I'm a fan of Barry Windsor-Smith since his Valiant days and my wife got me this for Christmas.
Legend has it that this started off as Barry Windsor-Smith's take on the Hulk's origin for a graphic novel that was never made but elements made it into the Hulk mythos at the hands of other writers. However, this is far from a Hulk story with a lick of paint on it.
Monsters is a tale of child abuse, war atrocities, and Nazi science. Bobby Bailey's father encountered some harrowing shit in World War II and never got over it, lashing out at his family, even costing his son an eye. The story is mostly the repercussions of that event. Bobby Bailey joining the army. Jack Powell and Elias McFarland both find their fates entwined with Bobby's.

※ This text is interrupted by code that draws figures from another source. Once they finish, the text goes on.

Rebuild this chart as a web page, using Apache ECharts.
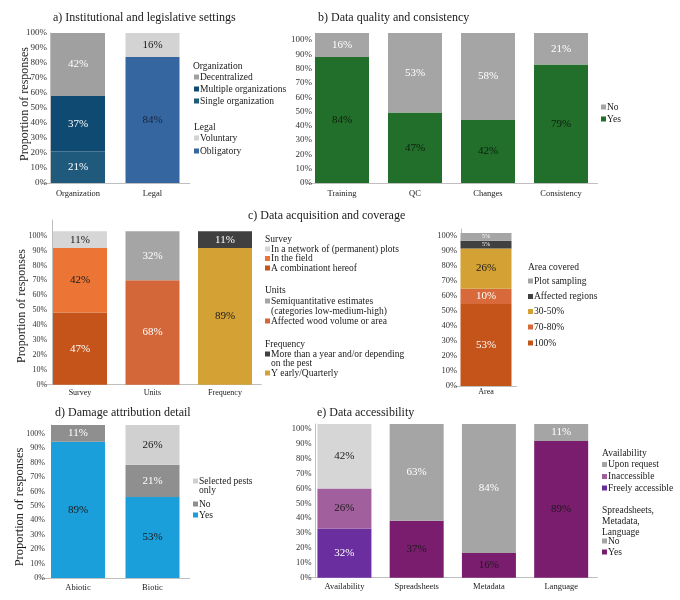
<!DOCTYPE html>
<html><head><meta charset="utf-8">
<script src="https://cdn.jsdelivr.net/npm/echarts/dist/echarts.min.js"></script>
<style>html,body{margin:0;padding:0;background:#fff}#c{width:680px;height:600px}</style>
</head><body><div id="c"></div>
<script>
// ---------- DATA ----------
// a) Institutional and legislative settings
const aCategories = ['Organization', 'Legal'];
const aSingle = [21, null];
const aMultiple = [37, null];
const aDecentralized = [42, null];
const aObligatory = [null, 84];
const aVoluntary = [null, 16];
// b) Data quality and consistency
const bCategories = ['Training', 'QC', 'Changes', 'Consistency'];
const bYes = [84, 47, 42, 79];
const bNo = [16, 53, 58, 21];
// c) Data acquisition and coverage
const cCategories = ['Survey', 'Units', 'Frequency'];
const cCombination = [47, null, null];
const cField = [42, null, null];
const cNetwork = [11, null, null];
const cAffectedWood = [null, 68, null];
const cSemiquant = [null, 32, null];
const cYearly = [null, null, 89];
const cMoreThanYear = [null, null, 11];
const areaCategories = ['Area'];
const area100 = [53];
const area7080 = [10];
const area3050 = [26];
const areaAffectedRegions = [5];
const areaPlotSampling = [5];
// d) Damage attribution detail
const dCategories = ['Abiotic', 'Biotic'];
const dYes = [89, 53];
const dNo = [11, 21];
const dSelected = [null, 26];
// e) Data accessibility
const eCategories = ['Availability', 'Spreadsheets', 'Metadata', 'Language'];
const eFreely = [32, null, null, null];
const eInaccessible = [26, null, null, null];
const eUponRequest = [42, null, null, null];
const eYes = [null, 37, 16, 89];
const eNo = [null, 63, 84, 11];
// tick labels
const tickStep = 10;
const tickMaxLabel = 100;

// ---------- STYLE ----------
const FONT = '"Liberation Serif", "Times New Roman", serif';
const TXT = '#1a1a1a';
const WHITE = '#ffffff';
const AX = '#bfbfbf';
const col = {
  aSingle: '#1f5a7d', aMultiple: '#0f4a73', aDecentralized: '#a0a0a0', aObligatory: '#35669f', aVoluntary: '#d3d3d3',
  bYes: '#226e2b', bNo: '#a5a5a5',
  cNetwork: '#d6d6d6', cField: '#ec7434', cCombination: '#c5541b', cSemiquant: '#a5a5a5', cWood: '#d4673a',
  cMore: '#404040', cYearly: '#d3a134',
  arPlot: '#a5a5a5', arRegions: '#404040', ar3050: '#d3a134', ar7080: '#d8693b', ar100: '#c5541b',
  dYes: '#1a9fda', dNo: '#8f8f8f', dSelected: '#d0d0d0',
  eUpon: '#d6d6d6', eInacc: '#a25f9e', eFreely: '#6a2e9f', eNo: '#a5a5a5', eYes: '#7b1d6f'
};

// panel layout: grid box, label-axis max (L), bar-axis max (B)
const panels = [
  { cats: aCategories, left: 40.75, top: 33, width: 149, height: 150, L: 100, B: 100, off: -9.25, line: true, tf: 9, cf: 8.5, lm: 3, cm: 6, bw: 54 },
  { cats: bCategories, left: 305.5, top: 33, width: 292, height: 150, L: 104.9, B: 100, off: -8.5, line: false, tf: 9, cf: 8.5, lm: 2, cm: 6, bw: 54 },
  { cats: cCategories, left: 43.75, top: 220, width: 217.5, height: 164.7, L: 110.5, B: 107.3, off: -8.5, line: true, tf: 8, cf: 8, lm: 5, cm: 4, bw: 54 },
  { cats: areaCategories, left: 455.5, top: 229, width: 61, height: 157, L: 104.7, B: 101.6, off: -5.5, line: true, tf: 8.5, cf: 8, lm: 4, cm: 2, bw: 51 },
  { cats: dCategories, left: 40.75, top: 425, width: 149, height: 153, L: 106.25, B: 100, off: -10.25, line: true, tf: 8, cf: 8.5, lm: 6, cm: 5, bw: 54 },
  { cats: eCategories, left: 308.3, top: 424, width: 289, height: 153.7, L: 103.4, B: 100, off: -7.4, line: true, tf: 8.5, cf: 8.5, lm: 4, cm: 5, bw: 54 }
];

const grids = [], xAxes = [], yAxes = [];
panels.forEach((p, i) => {
  grids.push({ left: p.left, top: p.top, width: p.width, height: p.height, containLabel: false, outerBoundsMode: 'none' });
  xAxes.push({
    type: 'category', gridIndex: i, data: p.cats,
    axisLine: { show: true, lineStyle: { color: AX, width: 1 } },
    axisTick: { show: false },
    axisLabel: { color: TXT, fontFamily: FONT, fontSize: p.cf, margin: p.cm, interval: 0 }
  });
});
panels.forEach((p, i) => {
  yAxes.push({ type: 'value', gridIndex: i, min: 0, max: p.B, show: false, splitLine: { show: false } });
});
panels.forEach((p, i) => {
  yAxes.push({
    type: 'value', gridIndex: i, min: 0, max: p.L, interval: tickStep, position: 'left', offset: p.off,
    axisLine: { show: p.line, lineStyle: { color: AX, width: 1 } },
    axisTick: { show: false }, splitLine: { show: false },
    axisLabel: {
      color: '#333', fontFamily: FONT, fontSize: p.tf, margin: p.lm, showMaxLabel: p.L <= tickMaxLabel,
      formatter: v => (v <= tickMaxLabel + 1e-6 ? Math.round(v) + '%' : '')
    }
  });
});

function bar(gi, name, data, color, labelColor, fs) {
  return {
    type: 'bar', name: name, xAxisIndex: gi, yAxisIndex: gi, stack: 's' + gi, data: data,
    barWidth: panels[gi].bw, itemStyle: { color: color },
    label: { show: true, position: 'inside', formatter: p => p.value + '%', color: labelColor, fontFamily: FONT, fontSize: fs || 11 },
    emphasis: { disabled: true }, silent: true, animation: false
  };
}

const series = [
  bar(0, 'Single organization', aSingle, col.aSingle, WHITE),
  bar(0, 'Multiple organizations', aMultiple, col.aMultiple, WHITE),
  bar(0, 'Decentralized', aDecentralized, col.aDecentralized, WHITE),
  bar(0, 'Obligatory', aObligatory, col.aObligatory, '#18243c'),
  bar(0, 'Voluntary', aVoluntary, col.aVoluntary, TXT),
  bar(1, 'Yes', bYes, col.bYes, '#0d1f0d'),
  bar(1, 'No', bNo, col.bNo, WHITE),
  bar(2, 'A combinationt hereof', cCombination, col.cCombination, WHITE),
  bar(2, 'In the field', cField, col.cField, TXT),
  bar(2, 'In a network of (permanent) plots', cNetwork, col.cNetwork, TXT),
  bar(2, 'Affected wood volume or area', cAffectedWood, col.cWood, WHITE),
  bar(2, 'Semiquantitative estimates', cSemiquant, col.cSemiquant, WHITE),
  bar(2, 'Y early/Quarterly', cYearly, col.cYearly, TXT),
  bar(2, 'More than a year', cMoreThanYear, col.cMore, WHITE),
  bar(3, '100%', area100, col.ar100, WHITE),
  bar(3, '70-80%', area7080, col.ar7080, WHITE),
  bar(3, '30-50%', area3050, col.ar3050, TXT),
  bar(3, 'Affected regions', areaAffectedRegions, col.arRegions, WHITE, 6),
  bar(3, 'Plot sampling', areaPlotSampling, col.arPlot, WHITE, 6),
  bar(4, 'Yes', dYes, col.dYes, TXT),
  bar(4, 'No', dNo, col.dNo, WHITE),
  bar(4, 'Selected pests only', dSelected, col.dSelected, TXT),
  bar(5, 'Freely accessible', eFreely, col.eFreely, WHITE),
  bar(5, 'Inaccessible', eInaccessible, col.eInacc, TXT),
  bar(5, 'Upon request', eUponRequest, col.eUpon, TXT),
  bar(5, 'Yes', eYes, col.eYes, TXT),
  bar(5, 'No', eNo, col.eNo, WHITE)
];

// ---------- TEXT / LEGENDS (graphic) ----------
const G = [];
function txt(x, y, text, size, opts) {
  G.push(Object.assign({ type: 'text', x: x, y: y, silent: true,
    style: { text: text, fill: TXT, font: size + 'px ' + FONT, align: 'left', verticalAlign: 'middle' } }, opts || {}));
}
function head(x, y, text, size, lh) {
  if (lh) {
    G.push({ type: 'text', x: x, y: y - lh / 2, silent: true,
      style: { text: text, fill: TXT, font: size + 'px ' + FONT, align: 'left', verticalAlign: 'top', lineHeight: lh } });
  } else txt(x, y, text, size);
}
function item(x, y, color, text, size, lh) {
  G.push({ type: 'rect', silent: true, shape: { x: x, y: y - 2.5, width: 5, height: 5 }, style: { fill: color } });
  const l = lh || size + 1;
  G.push({ type: 'text', x: x + 6, y: y - l / 2, silent: true,
    style: { text: text, fill: TXT, font: size + 'px ' + FONT, align: 'left', verticalAlign: 'top', lineHeight: l } });
}
function yname(x, y, size) {
  G.push({ type: 'text', x: x, y: y, rotation: Math.PI / 2, silent: true,
    style: { text: 'Proportion of responses', fill: TXT, font: size + 'px ' + FONT, align: 'center', verticalAlign: 'middle' } });
}

// titles
txt(53, 18, 'a) Institutional and legislative settings', 12);
txt(318, 18, 'b) Data quality and consistency', 12);
txt(248, 216, 'c) Data acquisition and coverage', 12);
txt(55, 413, 'd) Damage attribution detail', 12);
txt(317, 413, 'e) Data accessibility', 12);
// axis names
yname(25, 104, 12);
yname(22, 306, 12);
yname(20, 507, 12.5);

// legend a
head(193, 66, 'Organization', 9.5);
item(194, 77, col.aDecentralized, 'Decentralized', 9.5);
item(194, 89, col.aMultiple, 'Multiple organizations', 9.5);
item(194, 101, col.aSingle, 'Single organization', 9.5);
head(194, 127, 'Legal', 9.5);
item(194, 138, col.aVoluntary, 'Voluntary', 9.5);
item(194, 151, col.aObligatory, 'Obligatory', 9.5);
// legend b
item(601, 107, col.bNo, 'No', 9.5);
item(601, 119, col.bYes, 'Yes', 9.5);
// legend c
head(265, 239, 'Survey', 9.5);
item(265, 249, col.cNetwork, 'In a network of (permanent) plots', 9.5);
item(265, 258.5, col.cField, 'In the field', 9.5);
item(265, 268, col.cCombination, 'A combinationt hereof', 9.5);
head(265, 290, 'Units', 9.5);
item(265, 301, col.cSemiquant, 'Semiquantitative estimates\n(categories low-medium-high)', 9.5, 10);
item(265, 321, col.cWood, 'Affected wood volume or area', 9.5);
head(265, 344, 'Frequency', 9.5);
item(265, 354, col.cMore, 'More than a year and/or depending\non the pest', 9.5, 9.5);
item(265, 373, col.cYearly, 'Y early/Quarterly', 9.5);
// legend area
head(528, 267, 'Area covered', 9.5);
item(528, 281, col.arPlot, 'Plot sampling', 9.5);
item(528, 296.5, col.arRegions, 'Affected regions', 9.5);
item(528, 311.5, col.ar3050, '30-50%', 9.5);
item(528, 327, col.ar7080, '70-80%', 9.5);
item(528, 343, col.ar100, '100%', 9.5);
// legend d
item(193, 481, col.dSelected, 'Selected pests\nonly', 9.5, 9.5);
item(193, 504, col.dNo, 'No', 9.5);
item(193, 515, col.dYes, 'Yes', 9.5);
// legend e
head(602, 453, 'Availability', 9.5);
item(602, 464.5, col.eNo, 'Upon request', 9.5);
item(602, 476.5, col.eInacc, 'Inaccessible', 9.5);
item(602, 488, col.eFreely, 'Freely accessible', 9.5);
head(602, 510, 'Spreadsheets,\nMetadata,\nLanguage', 9.5, 11);
item(602, 541, col.eNo, 'No', 9.5);
item(602, 552, col.eYes, 'Yes', 9.5);

const chart = echarts.init(document.getElementById('c'), null, { renderer: 'canvas' });
chart.setOption({
  backgroundColor: '#ffffff',
  animation: false,
  grid: grids, xAxis: xAxes, yAxis: yAxes, series: series,
  graphic: G,
  legend: { show: false }, tooltip: { show: false }
});
</script></body></html>
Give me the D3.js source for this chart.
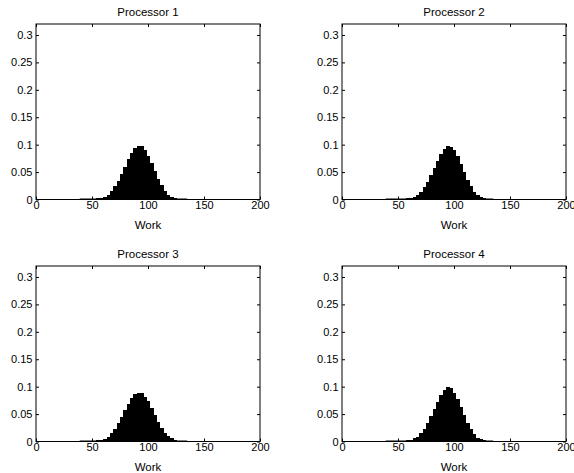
<!DOCTYPE html>
<html>
<head>
<meta charset="utf-8">
<script src="https://cdn.jsdelivr.net/npm/d3@7"></script>
<style>
  html, body { margin: 0; padding: 0; background: #fff; }
  svg { display: block; }
  text { font-family: "Liberation Sans", Arial, Helvetica, sans-serif; fill: #000; }
</style>
</head>
<body>
<svg id="chart" width="574" height="473"></svg>
<script>
// Histogram bin centres (bin width 3) and per-processor work probabilities
const binWidth = 3;
const binCenters = [40.5, 43.5, 46.5, 49.5, 52.5, 55.5, 58.5, 61.5, 64.5, 67.5, 70.5, 73.5,
  76.5, 79.5, 82.5, 85.5, 88.5, 91.5, 94.5, 97.5, 100.5, 103.5, 106.5, 109.5,
  112.5, 115.5, 118.5, 121.5, 124.5, 127.5, 130.5, 133.5];

const processor1 = [0.0003, 0.0005, 0.0008, 0.001, 0.0015, 0.002, 0.003, 0.005, 0.009, 0.016, 0.024, 0.034,
  0.047, 0.060, 0.073, 0.085, 0.093, 0.098, 0.097, 0.090, 0.080, 0.066, 0.052, 0.038,
  0.026, 0.016, 0.009, 0.005, 0.003, 0.001, 0.0005, 0];

const processor2 = [0, 0.0003, 0.0005, 0.0008, 0.001, 0.0015, 0.002, 0.003, 0.005, 0.008, 0.014, 0.022,
  0.032, 0.044, 0.058, 0.071, 0.083, 0.092, 0.098, 0.096, 0.090, 0.079, 0.065, 0.050,
  0.036, 0.024, 0.014, 0.008, 0.004, 0.002, 0.001, 0.0005];

const processor3 = [0.0004, 0.0006, 0.0008, 0.001, 0.0015, 0.002, 0.003, 0.005, 0.009, 0.015, 0.023, 0.033,
  0.045, 0.057, 0.069, 0.080, 0.087, 0.089, 0.088, 0.082, 0.073, 0.061, 0.048, 0.036,
  0.025, 0.016, 0.010, 0.006, 0.003, 0.0015, 0.0007, 0.0003];

const processor4 = [0.0002, 0.0004, 0.0005, 0.0007, 0.001, 0.0016, 0.0025, 0.0035, 0.006, 0.009, 0.015, 0.023,
  0.033, 0.046, 0.059, 0.072, 0.084, 0.094, 0.099, 0.097, 0.089, 0.077, 0.063, 0.048,
  0.034, 0.022, 0.013, 0.007, 0.004, 0.002, 0.001, 0.0004];

const titles = ["Processor 1", "Processor 2", "Processor 3", "Processor 4"];
const seriesList = [processor1, processor2, processor3, processor4];
const xTicks = [0, 50, 100, 150, 200];
const yTicks = [0, 0.05, 0.1, 0.15, 0.2, 0.25, 0.3];
const xLabel = "Work";

// Layout: 2x2 grid of plot boxes
const plotW = 224, plotH = 175.5;
const originX = [36, 342];
const originY = [24, 266];
const tickLen = 3;
const tickFont = 11, labelFont = 11.5;

const svg = d3.select("#chart");

titles.forEach((title, i) => {
  const col = i % 2, row = Math.floor(i / 2);
  const g = svg.append("g")
    .attr("transform", `translate(${originX[col]},${originY[row]})`);

  const x = d3.scaleLinear().domain([0, 200]).range([0, plotW]);
  const y = d3.scaleLinear().domain([0, 0.32]).range([plotH, 0]);

  const bins = binCenters.map((c, k) => ({ c, p: seriesList[i][k] }));

  // bars (solid, no gaps between adjacent bins)
  g.append("g").attr("shape-rendering", "crispEdges").selectAll("rect")
    .data(bins.filter(d => d.p > 0))
    .join("rect")
    .attr("x", d => x(d.c - binWidth / 2))
    .attr("width", d => x(d.c + binWidth / 2) - x(d.c - binWidth / 2))
    .attr("y", d => y(d.p))
    .attr("height", d => y(0) - y(d.p))
    .attr("fill", "#000");

  // thick baseline under the histogram
  g.append("line")
    .attr("x1", x(binCenters[0] - binWidth / 2))
    .attr("x2", x(binCenters[binCenters.length - 1] + binWidth / 2))
    .attr("y1", y(0) - 0.5).attr("y2", y(0) - 0.5)
    .attr("stroke", "#000").attr("stroke-width", 1);

  // axes with inward ticks on all four sides
  const fmtY = d => d === 0 ? "0" : d3.format("")(d);
  const axB = g.append("g").attr("transform", `translate(0,${plotH})`)
    .call(d3.axisBottom(x).tickValues(xTicks).tickSizeInner(-tickLen).tickSizeOuter(0).tickPadding(2).tickFormat(d3.format("d")));
  const axT = g.append("g")
    .call(d3.axisTop(x).tickValues(xTicks).tickSizeInner(-tickLen).tickSizeOuter(0).tickFormat(""));
  const axL = g.append("g")
    .call(d3.axisLeft(y).tickValues(yTicks).tickSizeInner(-tickLen).tickSizeOuter(0).tickPadding(3.5).tickFormat(fmtY));
  const axR = g.append("g").attr("transform", `translate(${plotW},0)`)
    .call(d3.axisRight(y).tickValues(yTicks).tickSizeInner(-tickLen).tickSizeOuter(0).tickFormat(""));

  [axB, axT, axL, axR].forEach(a => {
    a.select(".domain").remove();
    a.selectAll("line").attr("stroke", "#000").attr("stroke-width", 1);
    a.selectAll("text").attr("font-size", tickFont).attr("font-family", null).attr("fill", "#000");
  });
  axB.selectAll("text").attr("dy", "0.71em");

  // plot box
  g.append("rect")
    .attr("x", 0).attr("y", 0)
    .attr("width", plotW).attr("height", plotH)
    .attr("fill", "none").attr("stroke", "#000").attr("stroke-width", 1);

  // title and x label
  g.append("text")
    .attr("x", plotW / 2).attr("y", -8)
    .attr("text-anchor", "middle")
    .attr("font-size", labelFont)
    .text(title);
  g.append("text")
    .attr("x", plotW / 2).attr("y", plotH + 29)
    .attr("text-anchor", "middle")
    .attr("font-size", labelFont)
    .text(xLabel);
});
</script>
</body>
</html>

The story is dark, powerful, bleak, and emotional. The art is exquisite. I think it would still have been good if done in a classic Marvel style with color and conventional inks but Windsor-Smith poured years of his life into this book. The art is in a pen and ink style with lots of hatching and intricate linework. The result is a gritty, gloomy masterpiece.
I don't want to give much more away. If this is Barry Windsor-Smith's final comics work, it's a hell of a note to go out on.
Monsters is horrific, powerful, bleak, emotional, dark, and exquisite. Five out of five stars.